“Today I Encountered A Man of Such Personal Integrity . . .”

Though I would like “ordinary individuals” to be the primary focus of this blog, I’m posting the following story about R. Aryeh Levine (1885-1969) because it illustrates how far we must go to love one another. I thought this idea would be most appropriate on day when we mourn the tragic consequences of the lack of this very love.

A story about R. Aryeh Levine, a saintly rabbi who lived in Jerusalem in the mid twentieth century, shows how a virtuoso at loving others handled . . . a difficult case. R. Aryeh gravitated toward the neglected and forgotten. Thus, sometime in the 1930s he became the self-appointed chaplain for Jerusalem’s central prison. This was during the period of the British Mandate in Palestine, and gradually the prison began to fill with Jewish freedom-fighters who were trying to outs the British. In spite of the fact that he was far from being a “political animal,” R. Aryeh ministered to these convicts with such love and solicitude that he became known as the rabbi of the underground.

This was not a politically popular position in the eyes of the most Orthodox community, who looked askance at the various underground movements. One rabbi who vociferously opposed R. Aryeh was R. AB. He was a man of unbending principles and as such could make no peace with the secular state and had little regard for those who fought to bring it into existence. For him, none of the Torah’s standards could ever be compromised. Every Friday night, R. AB would protest the violation of Shabbos at a movie theater situated on the border of his neighborhood, and every Friday night he would end up in jail.

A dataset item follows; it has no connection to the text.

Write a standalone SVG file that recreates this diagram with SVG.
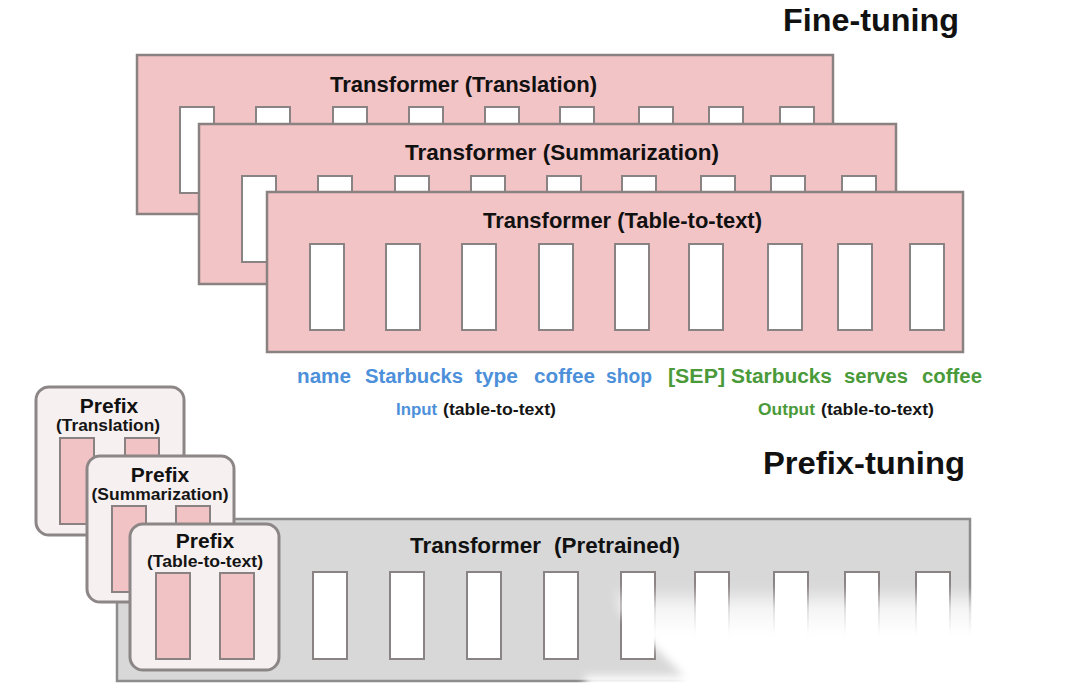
<svg xmlns="http://www.w3.org/2000/svg" width="1080" height="695" viewBox="0 0 1080 695">
  <defs>
    <style>
      text { font-family: "Liberation Sans", Arial, Helvetica, sans-serif; font-weight: bold; }
      .ft-box { fill: #f3c4c6; stroke: #8a8181; stroke-width: 2.5; }
      .slot { fill: #ffffff; stroke: #8a8383; stroke-width: 2; }
      .pt-box { fill: #d8d8d8; stroke: #8d8d8d; stroke-width: 2.5; }
      .px-box { fill: #f7f0f0; stroke: #8c8686; stroke-width: 3; }
      .px-slot { fill: #f2c3c5; stroke: #8a8282; stroke-width: 2; }
      .title { font-size: 22px; fill: #111111; }
      .big { font-size: 31px; fill: #111111; }
      .word { font-size: 20px; }
      .cap { font-size: 16px; fill: #151515; }
      .blue { fill: #4d90da; }
      .green { fill: #4a9a3a; }
      .px-t { font-size: 21px; fill: #111111; text-anchor: middle; }
      .px-s { font-size: 17px; fill: #151515; text-anchor: middle; }
    </style>
    <linearGradient id="wmGrad" gradientUnits="userSpaceOnUse" x1="0" y1="586" x2="0" y2="650">
      <stop offset="0" stop-color="#ffffff" stop-opacity="0"/>
      <stop offset="0.35" stop-color="#ffffff" stop-opacity="0.75"/>
      <stop offset="0.75" stop-color="#ffffff" stop-opacity="1"/>
    </linearGradient>
    <filter id="soft" x="-5%" y="-20%" width="110%" height="140%">
      <feGaussianBlur stdDeviation="4"/>
    </filter>
  </defs>

  <rect x="0" y="0" width="1080" height="695" fill="#ffffff"/>

  <!-- Titles -->
  <text id="label-fine-tuning" class="big" x="783" y="31" textLength="176" lengthAdjust="spacingAndGlyphs">Fine-tuning</text>
  <text id="label-prefix-tuning" class="big" x="763" y="474" textLength="202" lengthAdjust="spacingAndGlyphs">Prefix-tuning</text>

  <!-- Fine-tuned transformer: Translation -->
  <g id="ft-translation">
    <rect class="ft-box" x="137" y="55" width="696" height="159"/>
    <text class="title" x="330" y="92" textLength="267" lengthAdjust="spacingAndGlyphs">Transformer (Translation)</text>
    <rect class="slot" x="180" y="107" width="34" height="86"/>
    <rect class="slot" x="256" y="107" width="34" height="86"/>
    <rect class="slot" x="333" y="107" width="34" height="86"/>
    <rect class="slot" x="409" y="107" width="34" height="86"/>
    <rect class="slot" x="485" y="107" width="34" height="86"/>
    <rect class="slot" x="560" y="107" width="34" height="86"/>
    <rect class="slot" x="639" y="107" width="34" height="86"/>
    <rect class="slot" x="709" y="107" width="34" height="86"/>
    <rect class="slot" x="780" y="107" width="34" height="86"/>
  </g>

  <!-- Fine-tuned transformer: Summarization -->
  <g id="ft-summarization">
    <rect class="ft-box" x="199" y="124" width="697" height="160"/>
    <text class="title" x="405" y="160" textLength="314" lengthAdjust="spacingAndGlyphs">Transformer (Summarization)</text>
    <rect class="slot" x="242" y="176" width="34" height="86"/>
    <rect class="slot" x="318" y="176" width="34" height="86"/>
    <rect class="slot" x="395" y="176" width="34" height="86"/>
    <rect class="slot" x="471" y="176" width="34" height="86"/>
    <rect class="slot" x="547" y="176" width="34" height="86"/>
    <rect class="slot" x="622" y="176" width="34" height="86"/>
    <rect class="slot" x="701" y="176" width="34" height="86"/>
    <rect class="slot" x="771" y="176" width="34" height="86"/>
    <rect class="slot" x="842" y="176" width="34" height="86"/>
  </g>

  <!-- Fine-tuned transformer: Table-to-text -->
  <g id="ft-table-to-text">
    <rect class="ft-box" x="267" y="192" width="696" height="160"/>
    <text class="title" x="483" y="228" textLength="279" lengthAdjust="spacingAndGlyphs">Transformer (Table-to-text)</text>
    <rect class="slot" x="310" y="244" width="34" height="86"/>
    <rect class="slot" x="386" y="244" width="34" height="86"/>
    <rect class="slot" x="462" y="244" width="34" height="86"/>
    <rect class="slot" x="539" y="244" width="34" height="86"/>
    <rect class="slot" x="615" y="244" width="34" height="86"/>
    <rect class="slot" x="689" y="244" width="34" height="86"/>
    <rect class="slot" x="768" y="244" width="34" height="86"/>
    <rect class="slot" x="838" y="244" width="34" height="86"/>
    <rect class="slot" x="910" y="244" width="34" height="86"/>
  </g>

  <!-- Token sequence -->
  <g id="tokens">
    <text class="word blue" x="297" y="383" textLength="54" lengthAdjust="spacingAndGlyphs">name</text>
    <text class="word blue" x="365" y="383" textLength="98" lengthAdjust="spacingAndGlyphs">Starbucks</text>
    <text class="word blue" x="475" y="383" textLength="43" lengthAdjust="spacingAndGlyphs">type</text>
    <text class="word blue" x="534" y="383" textLength="61" lengthAdjust="spacingAndGlyphs">coffee</text>
    <text class="word blue" x="606" y="383" textLength="46" lengthAdjust="spacingAndGlyphs">shop</text>
    <text class="word green" x="668" y="383" textLength="57" lengthAdjust="spacingAndGlyphs">[SEP]</text>
    <text class="word green" x="731" y="383" textLength="101" lengthAdjust="spacingAndGlyphs">Starbucks</text>
    <text class="word green" x="844" y="383" textLength="64" lengthAdjust="spacingAndGlyphs">serves</text>
    <text class="word green" x="922" y="383" textLength="60" lengthAdjust="spacingAndGlyphs">coffee</text>
  </g>
  <g id="input-caption">
    <text class="cap blue" x="396" y="415" textLength="41" lengthAdjust="spacingAndGlyphs">Input</text>
    <text class="cap" x="443" y="415" textLength="113" lengthAdjust="spacingAndGlyphs">(table-to-text)</text>
  </g>
  <g id="output-caption">
    <text class="cap green" x="758" y="415" textLength="57" lengthAdjust="spacingAndGlyphs">Output</text>
    <text class="cap" x="821" y="415" textLength="113" lengthAdjust="spacingAndGlyphs">(table-to-text)</text>
  </g>

  <!-- Pretrained transformer -->
  <g id="pretrained">
    <rect class="pt-box" x="117" y="519" width="853" height="162"/>
    <text class="title" x="410" y="553" textLength="131" lengthAdjust="spacingAndGlyphs">Transformer</text>
    <text class="title" x="554" y="553" textLength="126" lengthAdjust="spacingAndGlyphs">(Pretrained)</text>
    <rect class="slot" x="313" y="572" width="34" height="87"/>
    <rect class="slot" x="390" y="572" width="34" height="87"/>
    <rect class="slot" x="467" y="572" width="34" height="87"/>
    <rect class="slot" x="544" y="572" width="34" height="87"/>
    <rect class="slot" x="621" y="572" width="34" height="87"/>
    <rect class="slot" x="695" y="572" width="34" height="87"/>
    <rect class="slot" x="774" y="572" width="34" height="87"/>
    <rect class="slot" x="845" y="572" width="34" height="87"/>
    <rect class="slot" x="916" y="572" width="34" height="87"/>
  </g>

  <!-- Prefix: Translation -->
  <g id="prefix-translation">
    <rect class="px-box" x="36" y="387" width="148" height="148" rx="13"/>
    <rect class="px-slot" x="60" y="438" width="34" height="86"/>
    <rect class="px-slot" x="125" y="438" width="34" height="86"/>
    <text class="px-t" x="109" y="413">Prefix</text>
    <text class="px-s" x="108" y="431" textLength="104" lengthAdjust="spacingAndGlyphs">(Translation)</text>
  </g>

  <!-- Prefix: Summarization -->
  <g id="prefix-summarization">
    <rect class="px-box" x="87" y="456" width="147" height="146" rx="13"/>
    <rect class="px-slot" x="112" y="506" width="34" height="86"/>
    <rect class="px-slot" x="176" y="506" width="34" height="86"/>
    <text class="px-t" x="160" y="482">Prefix</text>
    <text class="px-s" x="160" y="500" textLength="137" lengthAdjust="spacingAndGlyphs">(Summarization)</text>
  </g>

  <!-- Prefix: Table-to-text -->
  <g id="prefix-table-to-text">
    <rect class="px-box" x="130" y="524" width="149" height="146" rx="13"/>
    <rect class="px-slot" x="156" y="573" width="34" height="86"/>
    <rect class="px-slot" x="220" y="573" width="34" height="86"/>
    <text class="px-t" x="205" y="548">Prefix</text>
    <text class="px-s" x="205" y="567" textLength="116" lengthAdjust="spacingAndGlyphs">(Table-to-text)</text>
  </g>

  <g id="connectors"/>

  <!-- white fade seen over the bottom-right corner of the picture -->
  <polygon points="612,584 1080,584 1080,700 585,700 585,676 684,676 620,612" fill="url(#wmGrad)" filter="url(#soft)"/>
</svg>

During one of R. AB’s prison stays, R. Aryeh approached him with Kosher food from his family. R. AB rose from his cot, turned his back to R. Aryeh, and cried, “I do not want to look at you. You have associated yourself with them, you are as wicked as they, and it is forbidden to look in the face of a wicked person.”

R. Aryeh quietly walked away. Later he told another rabbi, “Today I encountered a man of such personal integrity that he would not compromise his principles even for his own personal advantage.”

This is how to love your neighbor.

– Tzipporah Heller, Let’s Face It: The Eight Essential Challenges of Living

2 comments on ““Today I Encountered A Man of Such Personal Integrity . . .”

  1. Lucky Jaiswal says:

    . Personal integrity is about upholding one’s own value and standard. Professional integrity is about upholding value and standard of a profession. Personal integrity includes honesty, kindness, fairness or justice, generosity, courage and trustworthiness; but professional integrity have detailed codes that refer to the purpose of the profession.
    I would like to say virtue ethical theory will be more suitable for this blog rather than using Utilitarianism and Kantian ethical theories. This is because the virtue ethics reflects the character of R.Aryeh and R.AB rabbis. Both the rabbi’s character seems to be good but I don’t agree with R.AB creating problems and been pushed behind the bars. But in some way I do agree with Lisa’s comment two people with opposing beliefs displaying personal integrity in different ways.

  2. Lucky Jaiswal says:

    Critical aspects for R. AB none of the Torah’s or Bible’s standard could be compromise for him. R. AB would protest the violation of shabbos and would end up in Jail. Person ending up in jail is does not claim to be of good virtues. This shows the bad side of the character in the personal integrity blog. At last once R. AB was in jail for his protest, R. Aryeh visited him with kosher food (religious food), R. AB was so negative and hatred he turned his back towards him and started criticising him which was not required at all and ethically not acceptable. But Aryeh didn’t show any response to his anger took everything in but later responded to another rabbi that “Today I encountered a man of such Personal Integrity that he would not compromise his principles even for his own personal advantage.